Why does NICHD study rehabilitation medicine?

To help people achieve their full potential, and to ensure the health, productivity, independence, and well-being of all people, the NICHD supports rehabilitation medicine research to improve people’s physical and mental functioning.

NICHD’s National Center for Medical Rehabilitation Research (NCMRR) was established in 1990 to support research and research training related to the rehabilitation of individuals with physical disabilities. Since then, the NCMRR has supported a large portfolio of cutting-edge research that has improved the health of those with physical disabilities.
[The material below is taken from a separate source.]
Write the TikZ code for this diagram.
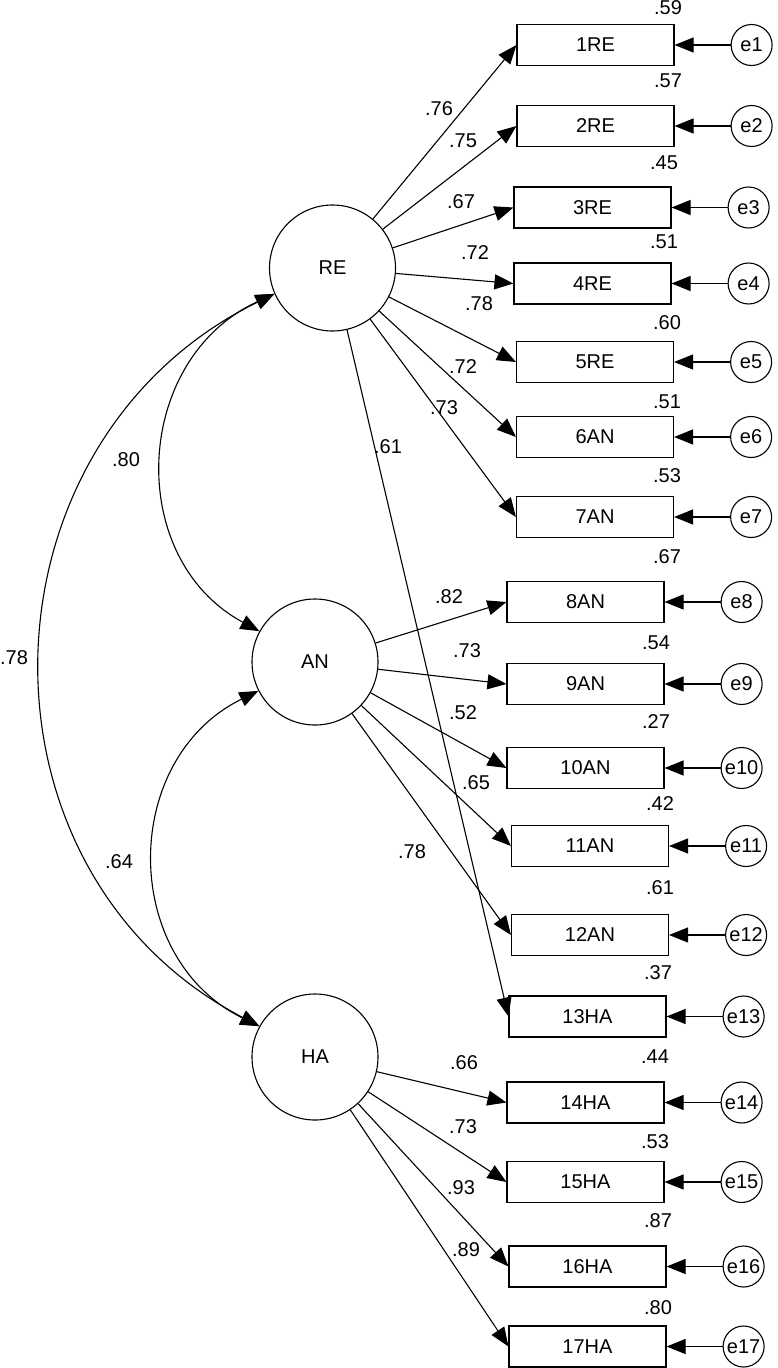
\documentclass[tikz,border=0pt]{standalone}
\usepackage{fontspec}
\setmainfont{Liberation Sans}
\usetikzlibrary{arrows.meta, positioning}

\begin{document}
\begin{tikzpicture}[x=1pt, y=-1pt, line width=1.1pt, font=\fontsize{20}{24}\selectfont]
        \tikzset{
            latent/.style={draw, circle, minimum size=126pt, inner sep=0pt},
            item/.style={draw, minimum width=157pt, minimum height=41pt, inner sep=0pt},
            errnode/.style={draw, circle, minimum size=41pt, inner sep=0pt},
            coef/.style={inner sep=0pt},
            load/.style={-{Triangle[length=19pt, width=15pt]}},
            cov/.style={{Triangle[length=19pt, width=15pt]}-{Triangle[length=19pt, width=15pt]}}
        }
        \useasboundingbox (0,0) rectangle (777,1368);

        % --- LATENT FACTORS ---
        \node[latent] (RE) at (332.5,268) {RE};
        \node[latent] (AN) at (315,662) {AN};
        \node[latent] (HA) at (315,1057) {HA};

        % --- ITEMS ---
        \node[item] (i1) at (595.5,45) {1RE};
        \node[item] (i2) at (595.5,126) {2RE};
        \node[item] (i3) at (592.5,207.5) {3RE};
        \node[item] (i4) at (592.5,283.5) {4RE};
        \node[item] (i5) at (595,362) {5RE};
        \node[item] (i6) at (595,437) {6AN};
        \node[item] (i7) at (595,517) {7AN};
        \node[item] (i8) at (585.5,602) {8AN};
        \node[item] (i9) at (585.5,684) {9AN};
        \node[item] (i10) at (585.5,768) {10AN};
        \node[item] (i11) at (590,846) {11AN};
        \node[item] (i12) at (590,935) {12AN};
        \node[item] (i13) at (587.5,1016.5) {13HA};
        \node[item] (i14) at (585.5,1102.5) {14HA};
        \node[item] (i15) at (585.5,1182) {15HA};
        \node[item] (i16) at (587.5,1266.5) {16HA};
        \node[item] (i17) at (587.5,1346.5) {17HA};

        % --- ERRORS ---
        \node[errnode, right=56pt of i1] (e1) {e1};
        \node[errnode, right=56pt of i2] (e2) {e2};
        \node[errnode, right=56pt of i3] (e3) {e3};
        \node[errnode, right=56pt of i4] (e4) {e4};
        \node[errnode, right=56pt of i5] (e5) {e5};
        \node[errnode, right=56pt of i6] (e6) {e6};
        \node[errnode, right=56pt of i7] (e7) {e7};
        \node[errnode, right=56pt of i8] (e8) {e8};
        \node[errnode, right=56pt of i9] (e9) {e9};
        \node[errnode, right=56pt of i10] (e10) {e10};
        \node[errnode, right=56pt of i11] (e11) {e11};
        \node[errnode, right=56pt of i12] (e12) {e12};
        \node[errnode, right=56pt of i13] (e13) {e13};
        \node[errnode, right=56pt of i14] (e14) {e14};
        \node[errnode, right=56pt of i15] (e15) {e15};
        \node[errnode, right=56pt of i16] (e16) {e16};
        \node[errnode, right=56pt of i17] (e17) {e17};

        % --- SQUARED MULTIPLE CORRELATIONS ---
        \node[coef] (r1) at (668,8) {.59};
        \node[coef] (r2) at (668,81) {.57};
        \node[coef] (r3) at (664,163) {.45};
        \node[coef] (r4) at (664,242) {.51};
        \node[coef] (r5) at (667,323) {.60};
        \node[coef] (r6) at (667,402) {.51};
        \node[coef] (r7) at (667,476) {.53};
        \node[coef] (r8) at (667,557) {.67};
        \node[coef] (r9) at (656,643) {.54};
        \node[coef] (r10) at (656,722) {.27};
        \node[coef] (r11) at (660,804) {.42};
        \node[coef] (r12) at (660,888) {.61};
        \node[coef] (r13) at (658,973) {.37};
        \node[coef] (r14) at (655,1057) {.44};
        \node[coef] (r15) at (655,1142) {.53};
        \node[coef] (r16) at (658,1221) {.87};
        \node[coef] (r17) at (658,1308) {.80};

        % Loadings RE
        \draw[load] (RE) -- (i1.west);
        \draw[load] (RE) -- (i2.west);
        \draw[load] (RE) -- (i3.west);
        \draw[load] (RE) -- (i4.west);
        \draw[load] (RE) -- (i5.west);
        \draw[load] (RE) -- (i6.west);
        \draw[load] (RE) -- (i7.west);
        \draw[load] (RE) -- (i13.west);

        % Loadings AN
        \draw[load] (AN) -- (i8.west);
        \draw[load] (AN) -- (i9.west);
        \draw[load] (AN) -- (i10.west);
        \draw[load] (AN) -- (i11.west);
        \draw[load] (AN) -- (i12.west);

        % Loadings HA
        \draw[load] (HA) -- (i14.west);
        \draw[load] (HA) -- (i15.west);
        \draw[load] (HA) -- (i16.west);
        \draw[load] (HA) -- (i17.west);

        % Loading values
        \node[coef] (l1) at (439,109) {.76};
        \node[coef] (l2) at (463,141) {.75};
        \node[coef] (l3) at (461,202) {.67};
        \node[coef] (l4) at (475,253) {.72};
        \node[coef] (l5) at (479,304) {.78};
        \node[coef] (l6) at (463,367) {.72};
        \node[coef] (l7) at (444,408) {.73};
        \node[coef] (l8) at (449,597) {.82};
        \node[coef] (l9) at (467,651) {.73};
        \node[coef] (l10) at (463,713) {.52};
        \node[coef] (l11) at (476,783) {.65};
        \node[coef] (l12) at (412,852) {.78};
        \node[coef] (l13) at (388,447) {.61};
        \node[coef] (l14) at (464,1063) {.66};
        \node[coef] (l15) at (463,1127) {.73};
        \node[coef] (l16) at (461,1188) {.93};
        \node[coef] (l17) at (466,1250) {.89};

        % Error arrows
        \draw[load] (e1) -- (i1);
        \draw[load] (e2) -- (i2);
        \draw[load] (e3) -- (i3);
        \draw[load] (e4) -- (i4);
        \draw[load] (e5) -- (i5);
        \draw[load] (e6) -- (i6);
        \draw[load] (e7) -- (i7);
        \draw[load] (e8) -- (i8);
        \draw[load] (e9) -- (i9);
        \draw[load] (e10) -- (i10);
        \draw[load] (e11) -- (i11);
        \draw[load] (e12) -- (i12);
        \draw[load] (e13) -- (i13);
        \draw[load] (e14) -- (i14);
        \draw[load] (e15) -- (i15);
        \draw[load] (e16) -- (i16);
        \draw[load] (e17) -- (i17);

        % Covariances
        \draw[cov] (RE.204) .. controls (133,359) and (124,558) .. (AN.151);
        \draw[cov] (AN.207) .. controls (120,759) and (120,958) .. (HA.151);
        \draw[cov] (RE.204) .. controls (-28,442) and (-38,871) .. (HA.151);
        \node[coef] (c1) at (126,460) {.80};
        \node[coef] (c2) at (14,658) {.78};
        \node[coef] (c3) at (119,862) {.64};

    \end{tikzpicture}
\end{document}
Other parts of NICHD’s focus on improving the mental functioning of individuals who are recovering from a traumatic brain injury or stroke, and on identifying effective supports and interventions for intellectual and developmental disability.

Findings and interventions from rehabilitation medicine have relevance to those without illness or injury, too. For example, rehabilitation physicians may learn skills and techniques working with complicated multiple trauma patients that they can apply to injury prevention in athletes.

Although more than two decades of NCMRR research have revealed improvements in rehabilitation, there remain unanswered questions, for example regarding:

  • Mechanisms of injury and repair
  • Ways to restore critical pathways
  • Genetic and genomic contributions to outcomes.

The All of Us Research Program (previously the Precision Medicine Initiative) is poised to have an impact on rehabilitation medicine by focusing attention on ways to incorporate variations in genes, environment, and lifestyle in individualized treatments.

For certain types of rehabilitation, best practices have not yet been developed. Research has generated many discoveries, but applying new and better interventions and adapting them for wider use remain priorities. Basic, translational, and clinical research in rehabilitation medicine will continue to be an important part of NICHD’s overall mission.